Ultimately, the issue of whether elements within the ISI, or the ISI itself planned, assisted and directed the Mumbai attacks remains an unresolved one, with coherent points made on both sides of the debate. But either way, the picture is grave. If the latter is the case, then Pakistan is a state sponsor of terror. If the former, then the Pakistani state is unable to account for terror supporting activities which led to the deaths of hundreds of people, undertaken by serving officers in a premier state institution.
The strategic relationship and partnership between Israel and India has grown exponentially since 2008. The Mumbai attacks nevertheless continue to symbolize a certain commonality which remains at the core of relations. Both India and Israel are non-Muslim countries, located respectively on the eastern and the western boundaries of the Islamic world’s heartland. Both are therefore required to grapple with the fallout from the ongoing, often catastrophic encounter of much of that world with modernity, and its resultant challenges.
Partly or fully collapsed states, whose territory and institutions come to form incubators for violent paramilitary groups are one symptom of this larger malaise.
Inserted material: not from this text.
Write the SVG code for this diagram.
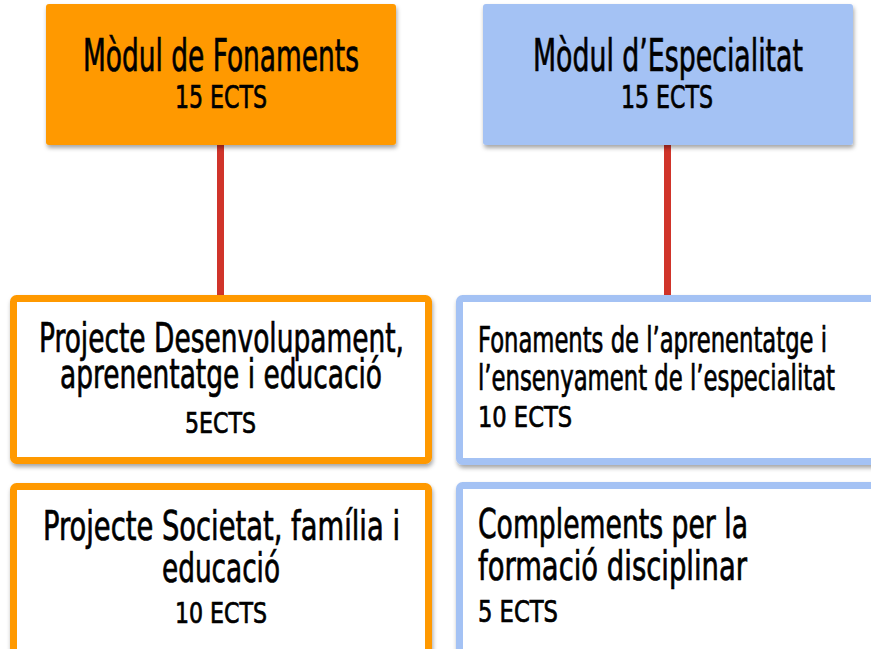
<svg xmlns="http://www.w3.org/2000/svg" width="871" height="649" viewBox="0 0 871 649">
<defs>
<filter id="sh" x="-10%" y="-10%" width="120%" height="130%">
<feDropShadow dx="1" dy="3" stdDeviation="2" flood-color="#000" flood-opacity="0.35"/>
</filter>
<style>
text{font-family:"Liberation Sans Narrow","DejaVu Sans Condensed","Liberation Sans",sans-serif;fill:#000;stroke:#000;stroke-width:0.7;}
.c{text-anchor:middle;}
.conn{stroke:#d0342a;stroke-width:7;fill:none;}
.or{fill:#fff;stroke:#ff9900;stroke-width:7;}
.bl{fill:#fff;stroke:#a4c2f4;stroke-width:7;}
</style>
</defs>
<rect width="871" height="649" fill="#fff"/>
<g id="connectors">
<line class="conn" x1="220.5" y1="140" x2="220.5" y2="300"/>
<line class="conn" x1="667.5" y1="140" x2="667.5" y2="300"/>
</g>
<g id="fonaments">
<rect x="46" y="4" width="350" height="141" rx="3" fill="#ff9900" filter="url(#sh)"/>
<text x="221" y="71" class="c" font-size="45" textLength="276" lengthAdjust="spacingAndGlyphs">Mòdul de Fonaments</text>
<text x="221" y="108" class="c" font-size="32" textLength="92" lengthAdjust="spacingAndGlyphs">15 ECTS</text>
</g>
<g id="especialitat">
<rect x="483" y="4" width="370" height="141" rx="3" fill="#a4c2f4" filter="url(#sh)"/>
<text x="668" y="71" class="c" font-size="45" textLength="270" lengthAdjust="spacingAndGlyphs">Mòdul d’Especialitat</text>
<text x="667" y="108" class="c" font-size="32" textLength="92" lengthAdjust="spacingAndGlyphs">15 ECTS</text>
</g>
<g id="desenvolupament">
<rect class="or" x="13.5" y="298.5" width="415" height="162" rx="3" filter="url(#sh)"/>
<text x="221.5" y="352" class="c" font-size="41" textLength="365" lengthAdjust="spacingAndGlyphs">Projecte Desenvolupament,</text>
<text x="221" y="388" class="c" font-size="41" textLength="322" lengthAdjust="spacingAndGlyphs">aprenentatge i educació</text>
<text x="220.5" y="433" class="c" font-size="29" textLength="71" lengthAdjust="spacingAndGlyphs">5ECTS</text>
</g>
<g id="aprenentatge">
<rect class="bl" x="459.5" y="298.5" width="425" height="163" rx="3" filter="url(#sh)"/>
<text x="478" y="352" font-size="35" textLength="349" lengthAdjust="spacingAndGlyphs">Fonaments de l’aprenentatge i</text>
<text x="478" y="390" font-size="35" textLength="357" lengthAdjust="spacingAndGlyphs">l’ensenyament de l’especialitat</text>
<text x="478" y="427" font-size="29" textLength="94" lengthAdjust="spacingAndGlyphs">10 ECTS</text>
</g>
<g id="societat">
<rect class="or" x="13.5" y="486.5" width="415" height="175" rx="3" filter="url(#sh)"/>
<text x="221.5" y="540" class="c" font-size="41" textLength="357" lengthAdjust="spacingAndGlyphs">Projecte Societat, família i</text>
<text x="221" y="582" class="c" font-size="41" textLength="118" lengthAdjust="spacingAndGlyphs">educació</text>
<text x="221" y="623" class="c" font-size="29" textLength="92" lengthAdjust="spacingAndGlyphs">10 ECTS</text>
</g>
<g id="complements">
<rect class="bl" x="459.5" y="485.5" width="425" height="175" rx="3" filter="url(#sh)"/>
<text x="478" y="538" font-size="41" textLength="270" lengthAdjust="spacingAndGlyphs">Complements per la</text>
<text x="478" y="580" font-size="41" textLength="269" lengthAdjust="spacingAndGlyphs">formació disciplinar</text>
<text x="478" y="622" font-size="30" textLength="80" lengthAdjust="spacingAndGlyphs">5 ECTS</text>
</g>
</svg>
The results of this reality were made starkly manifest in Mumbai on November 26, 2008. There have been ample subsequent examples, up to and including the very recent past. The growing cooperation and solidarity between New Delhi and Jerusalem is not only a function of shared tragedy. The memory of the Mumbai attacks, nevertheless, and the circumstances which spawned them are likely to remain a significant pillar in the broader structure of the relationship between Israel and India.